As distinguished as its return to the stage has been, The Muny has saved the best for last with its season finale, the Kander and Ebb masterpiece, Chicago. The musical about sensational murders receives a sensational production.
The show focuses on two women accused of murder in a fictionalized version of Jazz-Age Chicago, where the press eagerly fed the popular demand for lurid details about crime. In an unusual piece of casting, J. Harrison Ghee plays one of the murderers, Velma Kelly.
Ghee made his Muny debut in 2019 in Kinky Boots as Lola, the drag performer whose need for sturdy high-heeled shoes is a key driver of the plot. Ghee has all the talent and technique required to make Velma a magnetic character and a formable rival for the other featured murderer, Roxie Hart.
At the outset, Velma is the darling of Chicago’s tabloid scandal machine and an old hand at using publicity for personal gain. Velma’s dominance is threatened by the arrival of Roxie, whose cold-blooded murder of her lover is shown in the second scene. Roxie succeeds in supplanting Velma through a combination of good luck, knowledgeable representation, and the fickle public’s thirst for novelty. Sarah Bowden succeeds as Roxie though a combination of excellent singing, dancing, and acting.

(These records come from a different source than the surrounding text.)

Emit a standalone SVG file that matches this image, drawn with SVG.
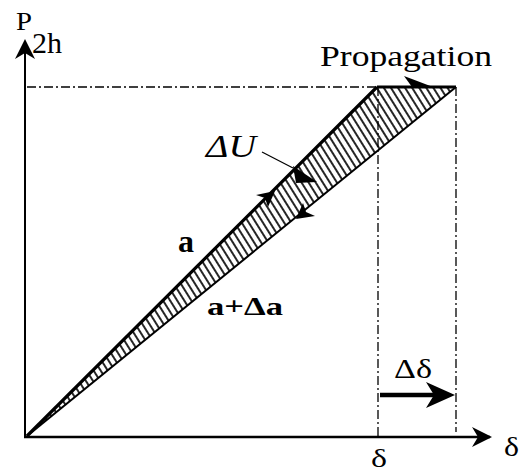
<svg xmlns="http://www.w3.org/2000/svg" width="519" height="474" viewBox="0 0 519 474">
<defs>
<style>
.serif{font-family:"Liberation Serif","Times New Roman",serif;fill:#000}
.dd{stroke:#000;stroke-width:1.3;fill:none;stroke-dasharray:9 3 2 3}
.ax{stroke:#000;fill:none}
</style>
<pattern id="hatch" patternUnits="userSpaceOnUse" width="6" height="6" patternTransform="rotate(-32)">
<line x1="3" y1="0" x2="3" y2="6" stroke="#000" stroke-width="1.7"/>
</pattern>
<marker id="axhead" viewBox="0 0 20 20" refX="18" refY="10" markerWidth="20" markerHeight="20" markerUnits="userSpaceOnUse" orient="auto">
<path d="M0,0 L20,10 L0,20 L6,10 Z" fill="#000"/>
</marker>
</defs>
<rect width="519" height="474" fill="#fff"/>
<g id="hatched-area">
<path d="M27,436 L377,87 L456,87 Z" fill="url(#hatch)" stroke="none"/>
</g>
<g id="connectors">
<line class="dd" x1="27" y1="87" x2="377" y2="87"/>
<line class="dd" x1="378" y1="87" x2="378" y2="437"/>
<line class="dd" x1="456" y1="87" x2="456" y2="432"/>
<line class="ax" x1="25" y1="437" x2="25" y2="41" stroke-width="2" marker-end="url(#axhead)"/>
<line class="ax" x1="24" y1="437" x2="490" y2="437" stroke-width="2.5" marker-end="url(#axhead)"/>
<line x1="27" y1="436" x2="377" y2="87" stroke="#000" stroke-width="3.2"/>
<line x1="27" y1="436" x2="456" y2="87" stroke="#000" stroke-width="2"/>
<line x1="377" y1="87" x2="456" y2="87" stroke="#000" stroke-width="3"/>
<path d="M433,87 L404,76 L412,87 Z" fill="#000"/>
<line x1="380" y1="395" x2="440" y2="395" stroke="#000" stroke-width="4.5"/>
<path d="M455,395 L426,382 L434,395 L426,408 Z" fill="#000"/>
<path d="M275,191 L256,195 L265,198 L268,207 Z" fill="#000"/>
<path d="M296,219 L315,216 L306,212 L303,203 Z" fill="#000"/>
<line x1="262" y1="152" x2="293" y2="168" stroke="#000" stroke-width="1.3"/>
<path d="M293,166 L317,182 L296,183 Z" fill="#000"/>
</g>
<g id="labels">
<text class="serif" x="16" y="30" font-size="26" textLength="16" lengthAdjust="spacingAndGlyphs">P</text>
<text class="serif" x="32" y="53" font-size="29" textLength="30" lengthAdjust="spacingAndGlyphs">2h</text>
<text class="serif" x="320" y="66" font-size="29" textLength="172" lengthAdjust="spacingAndGlyphs">Propagation</text>
<text class="serif" x="206" y="157" font-size="31" font-style="italic" textLength="50" lengthAdjust="spacingAndGlyphs">ΔU</text>
<text class="serif" x="178" y="252" font-size="32" font-weight="bold" textLength="16" lengthAdjust="spacingAndGlyphs">a</text>
<text class="serif" x="207" y="315" font-size="26" font-weight="bold" textLength="76" lengthAdjust="spacingAndGlyphs">a+Δa</text>
<text class="serif" x="394" y="378" font-size="28" textLength="38" lengthAdjust="spacingAndGlyphs">Δδ</text>
<text class="serif" x="371" y="467" font-size="26" textLength="16" lengthAdjust="spacingAndGlyphs">δ</text>
<text class="serif" x="504" y="456" font-size="28" textLength="15" lengthAdjust="spacingAndGlyphs">δ</text>
</g>
</svg>
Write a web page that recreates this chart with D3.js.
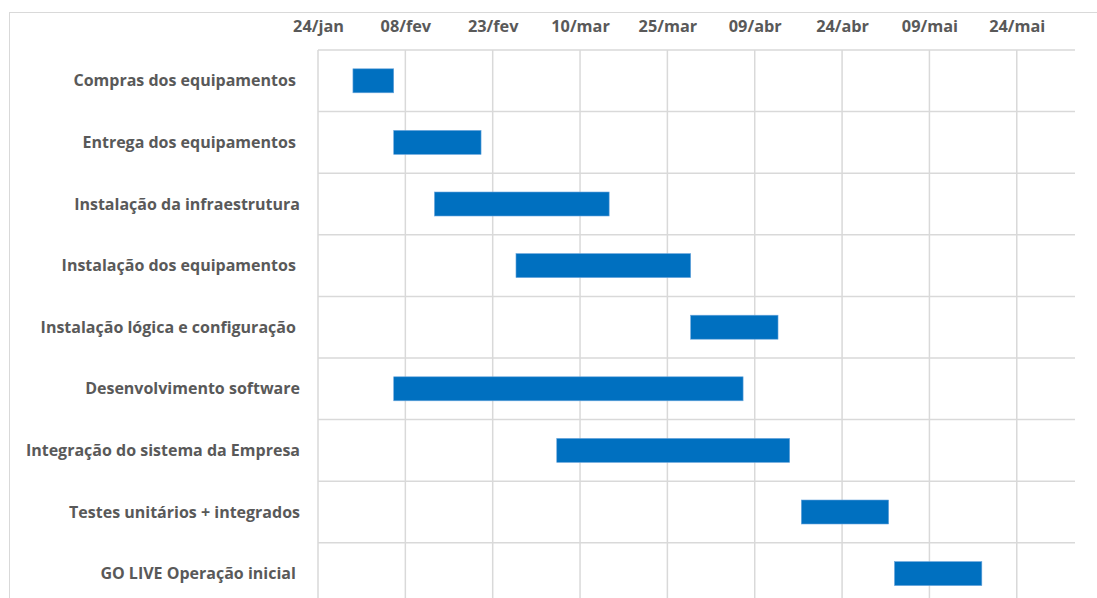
<!DOCTYPE html>
<html><head><meta charset="utf-8">
<script src="https://cdn.jsdelivr.net/npm/d3@7"></script>
<style>body{margin:0;background:#fff;} text{white-space:pre;}</style>
</head><body>
<svg id="c" width="1097" height="598"></svg>
<script>
const tasks = ["Compras dos equipamentos ", "Entrega dos equipamentos ", "Instalação da infraestrutura", "Instalação dos equipamentos ", "Instalação lógica e configuração ", "Desenvolvimento software", "Integração do sistema da Empresa", "Testes unitários + integrados", "GO LIVE Operação inicial "];
const startDates = ["2021-01-30", "2021-02-06", "2021-02-13", "2021-02-27", "2021-03-29", "2021-02-06", "2021-03-06", "2021-04-17", "2021-05-03"];
const durations = [7, 15, 30, 30, 15, 60, 40, 15, 15];
const tickLabels = ["24/jan", "08/fev", "23/fev", "10/mar", "25/mar", "09/abr", "24/abr", "09/mai", "24/mai"];
const tickDates = ["2021-01-24", "2021-02-08", "2021-02-23", "2021-03-10", "2021-03-25", "2021-04-09", "2021-04-24", "2021-05-09", "2021-05-24"];
const domainDates = ["2021-01-24", "2021-06-03"];

(function () {
const parse = d3.utcParse("%Y-%m-%d");
const svg = d3.select("#c");
const mLeft = 318, mRight = 1075, mTop = 50, rowH = 61.6;
const mBottom = mTop + rowH * tasks.length;
const font = "'Open Sans', sans-serif";

svg.append("rect").attr("x", 9.5).attr("y", 12.5).attr("width", 1200).attr("height", 700)
  .attr("fill", "none").attr("stroke", "#d9d9d9").attr("stroke-width", 1);

const x = d3.scaleUtc().domain(domainDates.map(parse)).range([mLeft, mRight]);
const y = d3.scaleBand().domain(tasks).range([mTop, mBottom]);

const g = svg.append("g");
g.selectAll("line.h").data(d3.range(tasks.length + 1)).join("line")
  .attr("x1", mLeft).attr("x2", mRight)
  .attr("y1", i => mTop + i * rowH).attr("y2", i => mTop + i * rowH)
  .attr("stroke", "#d9d9d9").attr("stroke-width", 1.5);
g.selectAll("line.v").data(tickDates).join("line")
  .attr("x1", d => x(parse(d))).attr("x2", d => x(parse(d)))
  .attr("y1", mTop).attr("y2", mBottom)
  .attr("stroke", "#d9d9d9").attr("stroke-width", 1.5);

const axis = d3.axisTop(x).tickValues(tickDates.map(parse))
  .tickFormat((d, i) => tickLabels[i]).tickSize(0).tickPadding(0);
const ax = svg.append("g").attr("transform", "translate(0,32)").call(axis);
ax.select(".domain").remove();
ax.selectAll("text").attr("font-family", font).attr("font-weight", "bold")
  .attr("font-size", 16.3).attr("fill", "#595959").attr("dy", 0);

svg.append("g").selectAll("text").data(tasks).join("text")
  .attr("x", 300).attr("y", d => y(d) + y.bandwidth() / 2).attr("dy", "0.35em")
  .attr("text-anchor", "end").attr("font-family", font)
  .attr("font-weight", "bold").attr("font-size", 16).attr("fill", "#595959")
  .text(d => d);

const barH = 24;
svg.append("g").selectAll("rect").data(tasks).join("rect")
  .attr("x", (d, i) => x(parse(startDates[i])))
  .attr("width", (d, i) => x(d3.utcDay.offset(parse(startDates[i]), durations[i])) - x(parse(startDates[i])))
  .attr("y", d => y(d) + y.bandwidth() / 2 - barH / 2)
  .attr("height", barH)
  .attr("fill", "#0070c0").attr("stroke", "#6aa6dc").attr("stroke-width", 0.6);
})();
</script>
</body></html>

Roxie’s representatives include her lawyer, Billy Flynn, played by James T. Lane, and the matron of her cell block, “Mama” Morton, played by Emily Skinner. Both characters are experts at exploiting a system that turns murderers into celebrities. Both performers are top-notch interpreters of their parts. So are Adam Heller as Roxie’s husband, Amos, and Ali Ewoldt as the tabloid columnist, Mary Sunshine. Heller makes Amos the saddest of sad sacks. Ewoldt displays the same star quality that made her a splendid Maria in The Muny’s most recent West Side Story.
As much as I admire the minimalist revival of Chicago that has played on Broadway and toured nationally since 1996, I’m delighted with The Muny’s large-scale take on the show. Tim Mackabee’s scenic design turns The Muny stage into a night club with a massive set of stairs leading up to a proscenium arch surrounding the rear video screen. Roxie and Velma’s story is the floor show in this venue.
Shawn Duan’s video design continually adds specificity to the setting. The falling curtain effect is especially impressive. Emily Rebholz’s costumes give each member of the ensemble a distinctive, pleasing look, as opposed to the uniformity of the Broadway revival. Also noteworthy are Rob Denton lighting, John Shivers and David Patridge’s sound, and Tommy Kurzman’s wigs.
Denis Jones’s direction and choreography have admirable clarity, vitality, and glamour. The great number, “Razzle Dazzle,” lives up to its name in this memorable staging.